Cedu: “No all’esonero dai corsi di educazione sessuale”

(MB. Ecco a cosa serviva una come la Fedeli all’Istruzione)

 

Nel novembre 2011, il prof. Tommaso Scandroglio pubblicava su questo giornale un articolo dal titolo Educazione sessuale svizzera: l’orco in classe, in cui affrontava la questione relativa all’introduzione in alcune zone della Svizzera dell’obbligo di educazione sessuale nelle scuole. In particolare, Scandroglio evidenziava che già all’asilo gli insegnanti facevano giocare i bambini con peluche a forma di organi genitali maschili e femminili, nonostante la contrarietà di gran parte dei genitori.

In questi giorni si è venuti a conoscenza della conclusione della lunga battaglia giudiziaria che nel 2011 aveva iniziato una madre svizzera per ottenere il riconoscimento del diritto della figlia, di appena sette anni, ad essere esonerata dall’obbligo di partecipare a quelle lezioni. Le decisioni che nel frattempo si erano succedute avevano sempre dato torto alla ricorrente: in particolare il Tribunale federale nel 2014 aveva fondato la propria pronuncia negativa sul presupposto che quelle lezioni non erano sistematiche o obbligatorie ma erano state fornite in risposta (in response) alle domande dei bambini medesimi (mah!!).

Lo scorso 18 gennaio, con sentenza n. 22338/15, la Cedu, investita del caso, ha posto fine alla vicenda giudiziaria, dichiarando che non sussiste alcun diritto all’esonero e che la scuola deve tenere lezioni di educazione sessuale perché tali lezioni perseguono “obiettivi legittimi”. Secondo la Corte, l’educazione sessuale è un mezzo di prevenzione e di tutela dei bambini di fronte alle violenze e allo sfruttamento cui gli stessi possono essere sottoposti. Siccome le violenze costituiscono una minaccia per la salute fisica e mentale dei bambini, essi devono essere protetti a tutte le età. E poiché – dice la Corte- uno degli obiettivi dell’educazione statale è anche quello di preparare i bambini alle realtà sociali, è indubbio che l’educazione sessuale debba riguardare anche chi frequenta l’asilo o la scuola elementare.
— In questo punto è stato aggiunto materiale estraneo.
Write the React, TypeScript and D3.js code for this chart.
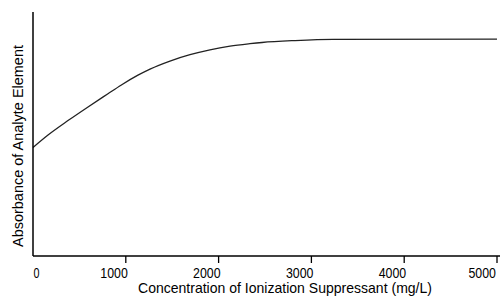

In altri termini, la Corte sancisce la obbligatorietà dei corsi di educazione sessuale nelle scuole, esautorando i genitori da ogni potere di scelta educativa/formativa dei figli.
Ciò potrebbe, per certi versi, essere anche accettato, in nome di un obiettivo oltremodo lodevole, quale appunto la lotta alle violenze; peccato però che, anche stavolta – e mi riferisco all’introduzione del gender per combattere il bullismo e il femminicidio -, si utilizzino strumenti, a dir poco abietti, che nulla hanno a che vedere con il perseguimento di quell’obiettivo.

In effetti, come si può credere che il gioco del dottore o la masturbazione, che l’OMS “prescrive” per i bimbi di tre anni, siano strumenti determinanti ed imprescindibili per una crescita sana dei bimbi stessi, nel senso che impediranno loro, una volta adulti, di diventare violenti?